» INFORMATION SUPPLIED:
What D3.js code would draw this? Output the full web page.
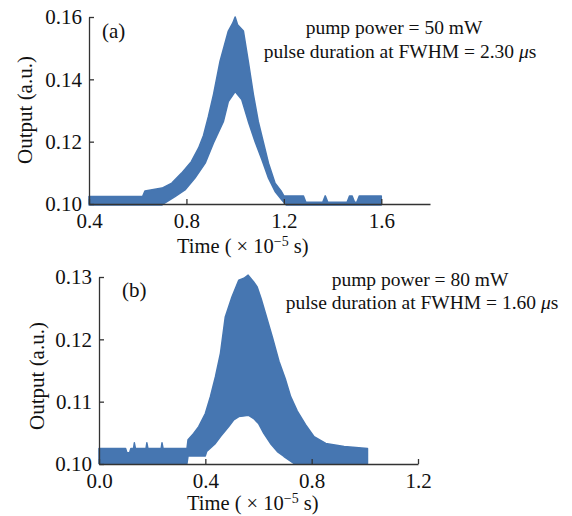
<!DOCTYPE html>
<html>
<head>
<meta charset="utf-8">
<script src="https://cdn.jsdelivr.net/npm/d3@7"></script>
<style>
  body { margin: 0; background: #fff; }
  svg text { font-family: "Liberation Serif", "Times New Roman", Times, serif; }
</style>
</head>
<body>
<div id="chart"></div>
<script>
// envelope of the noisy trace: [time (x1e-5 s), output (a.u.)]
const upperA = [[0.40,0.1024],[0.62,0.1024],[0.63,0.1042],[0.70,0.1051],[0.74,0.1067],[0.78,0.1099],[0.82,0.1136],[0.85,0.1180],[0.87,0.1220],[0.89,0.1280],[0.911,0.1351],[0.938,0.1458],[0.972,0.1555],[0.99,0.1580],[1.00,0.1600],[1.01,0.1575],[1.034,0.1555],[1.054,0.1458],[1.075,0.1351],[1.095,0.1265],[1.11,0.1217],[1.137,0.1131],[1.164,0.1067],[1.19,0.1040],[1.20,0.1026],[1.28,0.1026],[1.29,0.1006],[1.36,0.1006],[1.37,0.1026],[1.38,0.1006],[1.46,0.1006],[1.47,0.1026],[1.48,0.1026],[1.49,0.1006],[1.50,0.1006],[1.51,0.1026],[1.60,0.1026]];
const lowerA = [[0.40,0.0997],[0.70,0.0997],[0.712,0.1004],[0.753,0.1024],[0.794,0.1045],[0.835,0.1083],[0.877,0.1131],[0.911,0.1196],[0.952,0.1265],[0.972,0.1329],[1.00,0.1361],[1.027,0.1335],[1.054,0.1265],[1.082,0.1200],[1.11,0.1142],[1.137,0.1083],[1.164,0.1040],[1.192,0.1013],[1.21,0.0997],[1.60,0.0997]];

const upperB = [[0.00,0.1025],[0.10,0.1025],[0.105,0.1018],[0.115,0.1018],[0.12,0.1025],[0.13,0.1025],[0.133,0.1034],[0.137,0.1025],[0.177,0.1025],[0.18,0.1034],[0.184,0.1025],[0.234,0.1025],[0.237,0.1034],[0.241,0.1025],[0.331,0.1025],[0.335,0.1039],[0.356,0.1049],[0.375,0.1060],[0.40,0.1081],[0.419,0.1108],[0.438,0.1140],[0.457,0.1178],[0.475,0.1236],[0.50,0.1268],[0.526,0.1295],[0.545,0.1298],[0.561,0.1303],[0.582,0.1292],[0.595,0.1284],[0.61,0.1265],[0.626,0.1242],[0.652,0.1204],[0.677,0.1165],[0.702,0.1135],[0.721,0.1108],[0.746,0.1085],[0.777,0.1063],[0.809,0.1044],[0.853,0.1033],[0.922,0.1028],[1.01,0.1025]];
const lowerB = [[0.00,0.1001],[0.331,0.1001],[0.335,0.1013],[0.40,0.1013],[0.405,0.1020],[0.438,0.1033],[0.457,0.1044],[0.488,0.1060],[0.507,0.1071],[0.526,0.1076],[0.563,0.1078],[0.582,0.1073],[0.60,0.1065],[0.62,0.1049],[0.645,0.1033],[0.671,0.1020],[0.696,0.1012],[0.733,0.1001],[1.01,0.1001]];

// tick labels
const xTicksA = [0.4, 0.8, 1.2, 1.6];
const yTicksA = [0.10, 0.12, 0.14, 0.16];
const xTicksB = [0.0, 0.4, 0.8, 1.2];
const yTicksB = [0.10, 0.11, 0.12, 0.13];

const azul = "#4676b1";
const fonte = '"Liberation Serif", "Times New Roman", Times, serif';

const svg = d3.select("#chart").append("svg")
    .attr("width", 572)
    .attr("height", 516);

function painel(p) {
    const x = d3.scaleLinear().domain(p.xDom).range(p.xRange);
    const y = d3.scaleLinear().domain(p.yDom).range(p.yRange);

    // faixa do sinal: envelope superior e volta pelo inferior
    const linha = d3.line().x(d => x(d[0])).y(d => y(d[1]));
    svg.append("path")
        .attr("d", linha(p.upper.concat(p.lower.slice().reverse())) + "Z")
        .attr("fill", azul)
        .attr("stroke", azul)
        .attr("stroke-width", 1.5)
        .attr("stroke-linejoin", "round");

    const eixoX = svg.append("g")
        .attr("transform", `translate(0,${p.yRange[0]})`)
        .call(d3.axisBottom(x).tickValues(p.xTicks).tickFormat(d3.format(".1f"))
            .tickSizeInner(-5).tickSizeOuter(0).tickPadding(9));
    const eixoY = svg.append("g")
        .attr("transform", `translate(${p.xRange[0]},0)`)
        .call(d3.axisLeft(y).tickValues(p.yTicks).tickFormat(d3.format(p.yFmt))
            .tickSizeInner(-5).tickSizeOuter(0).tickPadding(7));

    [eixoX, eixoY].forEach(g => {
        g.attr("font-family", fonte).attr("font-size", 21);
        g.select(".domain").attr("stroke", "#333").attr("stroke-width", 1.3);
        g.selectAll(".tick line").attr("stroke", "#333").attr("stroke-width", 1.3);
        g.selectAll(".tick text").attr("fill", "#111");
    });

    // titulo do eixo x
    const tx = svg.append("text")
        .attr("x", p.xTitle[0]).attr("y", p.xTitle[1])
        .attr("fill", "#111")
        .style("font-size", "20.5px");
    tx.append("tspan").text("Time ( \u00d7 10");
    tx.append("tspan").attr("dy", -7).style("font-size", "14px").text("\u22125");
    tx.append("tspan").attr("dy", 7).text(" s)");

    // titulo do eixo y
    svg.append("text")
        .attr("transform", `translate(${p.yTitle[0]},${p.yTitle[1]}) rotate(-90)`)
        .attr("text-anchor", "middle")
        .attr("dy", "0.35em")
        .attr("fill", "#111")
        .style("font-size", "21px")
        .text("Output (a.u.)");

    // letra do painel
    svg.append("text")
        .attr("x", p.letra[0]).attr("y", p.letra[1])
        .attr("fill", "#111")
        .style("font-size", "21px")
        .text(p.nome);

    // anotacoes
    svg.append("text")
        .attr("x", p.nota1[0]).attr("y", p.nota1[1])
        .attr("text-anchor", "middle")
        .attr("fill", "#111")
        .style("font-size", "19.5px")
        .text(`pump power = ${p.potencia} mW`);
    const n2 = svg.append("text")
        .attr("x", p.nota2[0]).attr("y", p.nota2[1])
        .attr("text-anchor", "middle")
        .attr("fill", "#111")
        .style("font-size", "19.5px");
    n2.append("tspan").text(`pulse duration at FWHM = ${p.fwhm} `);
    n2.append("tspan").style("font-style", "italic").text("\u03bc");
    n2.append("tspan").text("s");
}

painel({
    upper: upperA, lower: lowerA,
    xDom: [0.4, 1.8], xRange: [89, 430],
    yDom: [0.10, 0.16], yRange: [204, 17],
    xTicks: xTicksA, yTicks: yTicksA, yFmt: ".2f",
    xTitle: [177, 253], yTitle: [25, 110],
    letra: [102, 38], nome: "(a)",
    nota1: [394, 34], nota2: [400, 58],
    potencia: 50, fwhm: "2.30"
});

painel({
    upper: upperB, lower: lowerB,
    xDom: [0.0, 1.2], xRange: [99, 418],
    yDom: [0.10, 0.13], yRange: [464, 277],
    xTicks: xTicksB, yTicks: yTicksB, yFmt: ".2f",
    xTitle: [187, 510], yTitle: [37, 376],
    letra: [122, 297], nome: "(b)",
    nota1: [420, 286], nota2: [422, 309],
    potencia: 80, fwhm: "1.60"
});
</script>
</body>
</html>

» WHAT THE EXERCISE ASKS: Give back every line exactly as it stands, pictures excluded.

» ANSWER TO THIS PROBLEM:
What D3.js code would draw this? Output the full web page.
<!DOCTYPE html>
<html>
<head>
<meta charset="utf-8">
<script src="https://cdn.jsdelivr.net/npm/d3@7"></script>
<style>
  body { margin: 0; background: #fff; }
  svg text { font-family: "Liberation Serif", "Times New Roman", Times, serif; }
</style>
</head>
<body>
<div id="chart"></div>
<script>
// envelope of the noisy trace: [time (x1e-5 s), output (a.u.)]
const upperA = [[0.40,0.1024],[0.62,0.1024],[0.63,0.1042],[0.70,0.1051],[0.74,0.1067],[0.78,0.1099],[0.82,0.1136],[0.85,0.1180],[0.87,0.1220],[0.89,0.1280],[0.911,0.1351],[0.938,0.1458],[0.972,0.1555],[0.99,0.1580],[1.00,0.1600],[1.01,0.1575],[1.034,0.1555],[1.054,0.1458],[1.075,0.1351],[1.095,0.1265],[1.11,0.1217],[1.137,0.1131],[1.164,0.1067],[1.19,0.1040],[1.20,0.1026],[1.28,0.1026],[1.29,0.1006],[1.36,0.1006],[1.37,0.1026],[1.38,0.1006],[1.46,0.1006],[1.47,0.1026],[1.48,0.1026],[1.49,0.1006],[1.50,0.1006],[1.51,0.1026],[1.60,0.1026]];
const lowerA = [[0.40,0.0997],[0.70,0.0997],[0.712,0.1004],[0.753,0.1024],[0.794,0.1045],[0.835,0.1083],[0.877,0.1131],[0.911,0.1196],[0.952,0.1265],[0.972,0.1329],[1.00,0.1361],[1.027,0.1335],[1.054,0.1265],[1.082,0.1200],[1.11,0.1142],[1.137,0.1083],[1.164,0.1040],[1.192,0.1013],[1.21,0.0997],[1.60,0.0997]];

const upperB = [[0.00,0.1025],[0.10,0.1025],[0.105,0.1018],[0.115,0.1018],[0.12,0.1025],[0.13,0.1025],[0.133,0.1034],[0.137,0.1025],[0.177,0.1025],[0.18,0.1034],[0.184,0.1025],[0.234,0.1025],[0.237,0.1034],[0.241,0.1025],[0.331,0.1025],[0.335,0.1039],[0.356,0.1049],[0.375,0.1060],[0.40,0.1081],[0.419,0.1108],[0.438,0.1140],[0.457,0.1178],[0.475,0.1236],[0.50,0.1268],[0.526,0.1295],[0.545,0.1298],[0.561,0.1303],[0.582,0.1292],[0.595,0.1284],[0.61,0.1265],[0.626,0.1242],[0.652,0.1204],[0.677,0.1165],[0.702,0.1135],[0.721,0.1108],[0.746,0.1085],[0.777,0.1063],[0.809,0.1044],[0.853,0.1033],[0.922,0.1028],[1.01,0.1025]];
const lowerB = [[0.00,0.1001],[0.331,0.1001],[0.335,0.1013],[0.40,0.1013],[0.405,0.1020],[0.438,0.1033],[0.457,0.1044],[0.488,0.1060],[0.507,0.1071],[0.526,0.1076],[0.563,0.1078],[0.582,0.1073],[0.60,0.1065],[0.62,0.1049],[0.645,0.1033],[0.671,0.1020],[0.696,0.1012],[0.733,0.1001],[1.01,0.1001]];

// tick labels
const xTicksA = [0.4, 0.8, 1.2, 1.6];
const yTicksA = [0.10, 0.12, 0.14, 0.16];
const xTicksB = [0.0, 0.4, 0.8, 1.2];
const yTicksB = [0.10, 0.11, 0.12, 0.13];

const azul = "#4676b1";
const fonte = '"Liberation Serif", "Times New Roman", Times, serif';

const svg = d3.select("#chart").append("svg")
    .attr("width", 572)
    .attr("height", 516);

function painel(p) {
    const x = d3.scaleLinear().domain(p.xDom).range(p.xRange);
    const y = d3.scaleLinear().domain(p.yDom).range(p.yRange);

    // faixa do sinal: envelope superior e volta pelo inferior
    const linha = d3.line().x(d => x(d[0])).y(d => y(d[1]));
    svg.append("path")
        .attr("d", linha(p.upper.concat(p.lower.slice().reverse())) + "Z")
        .attr("fill", azul)
        .attr("stroke", azul)
        .attr("stroke-width", 1.5)
        .attr("stroke-linejoin", "round");

    const eixoX = svg.append("g")
        .attr("transform", `translate(0,${p.yRange[0]})`)
        .call(d3.axisBottom(x).tickValues(p.xTicks).tickFormat(d3.format(".1f"))
            .tickSizeInner(-5).tickSizeOuter(0).tickPadding(9));
    const eixoY = svg.append("g")
        .attr("transform", `translate(${p.xRange[0]},0)`)
        .call(d3.axisLeft(y).tickValues(p.yTicks).tickFormat(d3.format(p.yFmt))
            .tickSizeInner(-5).tickSizeOuter(0).tickPadding(7));

    [eixoX, eixoY].forEach(g => {
        g.attr("font-family", fonte).attr("font-size", 21);
        g.select(".domain").attr("stroke", "#333").attr("stroke-width", 1.3);
        g.selectAll(".tick line").attr("stroke", "#333").attr("stroke-width", 1.3);
        g.selectAll(".tick text").attr("fill", "#111");
    });

    // titulo do eixo x
    const tx = svg.append("text")
        .attr("x", p.xTitle[0]).attr("y", p.xTitle[1])
        .attr("fill", "#111")
        .style("font-size", "20.5px");
    tx.append("tspan").text("Time ( \u00d7 10");
    tx.append("tspan").attr("dy", -7).style("font-size", "14px").text("\u22125");
    tx.append("tspan").attr("dy", 7).text(" s)");

    // titulo do eixo y
    svg.append("text")
        .attr("transform", `translate(${p.yTitle[0]},${p.yTitle[1]}) rotate(-90)`)
        .attr("text-anchor", "middle")
        .attr("dy", "0.35em")
        .attr("fill", "#111")
        .style("font-size", "21px")
        .text("Output (a.u.)");

    // letra do painel
    svg.append("text")
        .attr("x", p.letra[0]).attr("y", p.letra[1])
        .attr("fill", "#111")
        .style("font-size", "21px")
        .text(p.nome);

    // anotacoes
    svg.append("text")
        .attr("x", p.nota1[0]).attr("y", p.nota1[1])
        .attr("text-anchor", "middle")
        .attr("fill", "#111")
        .style("font-size", "19.5px")
        .text(`pump power = ${p.potencia} mW`);
    const n2 = svg.append("text")
        .attr("x", p.nota2[0]).attr("y", p.nota2[1])
        .attr("text-anchor", "middle")
        .attr("fill", "#111")
        .style("font-size", "19.5px");
    n2.append("tspan").text(`pulse duration at FWHM = ${p.fwhm} `);
    n2.append("tspan").style("font-style", "italic").text("\u03bc");
    n2.append("tspan").text("s");
}

painel({
    upper: upperA, lower: lowerA,
    xDom: [0.4, 1.8], xRange: [89, 430],
    yDom: [0.10, 0.16], yRange: [204, 17],
    xTicks: xTicksA, yTicks: yTicksA, yFmt: ".2f",
    xTitle: [177, 253], yTitle: [25, 110],
    letra: [102, 38], nome: "(a)",
    nota1: [394, 34], nota2: [400, 58],
    potencia: 50, fwhm: "2.30"
});

painel({
    upper: upperB, lower: lowerB,
    xDom: [0.0, 1.2], xRange: [99, 418],
    yDom: [0.10, 0.13], yRange: [464, 277],
    xTicks: xTicksB, yTicks: yTicksB, yFmt: ".2f",
    xTitle: [187, 510], yTitle: [37, 376],
    letra: [122, 297], nome: "(b)",
    nota1: [420, 286], nota2: [422, 309],
    potencia: 80, fwhm: "1.60"
});
</script>
</body>
</html>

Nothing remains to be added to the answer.